Reid’s most successful season with the Philadelphia Eagles came in 2004, when Philly finally reached the Super Bowl after three consecutive losses in the NFC Championship Game.
That ‘04 Eagles team featured quarterback Donovan McNabb, wide receiver Terrell Owens and running back Russell Westbrook, plus an outstanding defense.
Owens caught 77 passes for 1,200 yards and 14 touchdowns for the Eagles that season. While I believe Smith and Charles compare favorably to McNabb and Westbrook, what the Chiefs are missing is a wide-out comparable to Owens.
And this has been going on for years and years.
Taylor is the only Chief to lead the NFL in receiving yards. That happened in 1971, when Taylor had 1,110 yards. You’d think in all the years since, Kansas City would have stumbled on to a game-breaking wide receiver.
Yet, the Chiefs have had to make due with the likes of Derrick Alexander, Carlos Carson, Eddie Kennison, Andre Rison and Stephone Paige. Alexander holds the Chiefs’ record for receiving yards with 1,391 in 2000 while Carson (3), Kennison (2), Rison (1) and Paige (1) combined for seven 1,000-yard seasons.
Who who among that group, though, has struck fear into opposing secondaries?
Bowe has the Chiefs’ record for touchdown catches in a season – 15 in 2010.
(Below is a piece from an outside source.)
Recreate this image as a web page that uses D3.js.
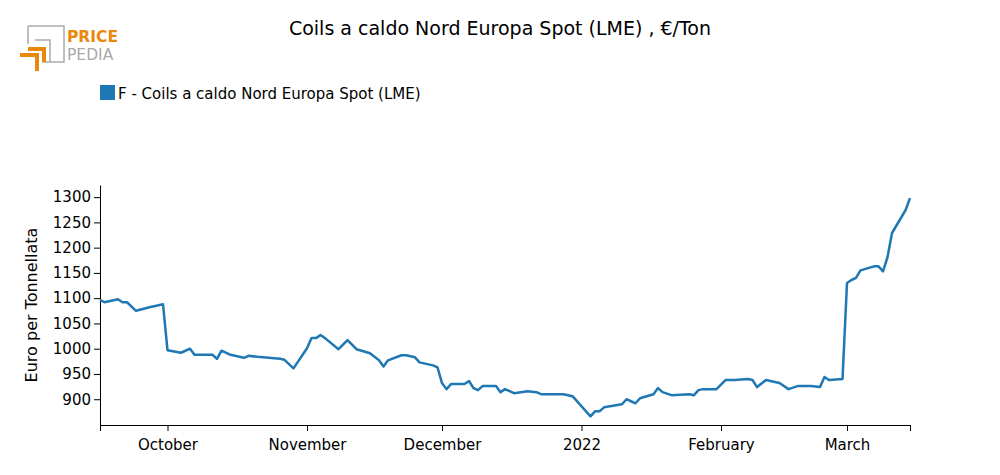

Only only eight other Kansas City receivers have had 10 or more TD catches in a season. It’s been done league-wide 359 times.
Why can’t the Chiefs’ develop effective wide receivers? It’s a question we’ve been asking for years, one that remains without an answer.
Offensive firepower has never been more necessary. It’s not impossible to get by without it, provided you have a defense that locks down opponents. The Chiefs’ defense ranks ninth in the NFL this season. It’s far better than average.
But partially because Kansas City can’t throw the ball downfield, the Chiefs are 7-5 and barely holding on to the final wild-card spot in the AFC.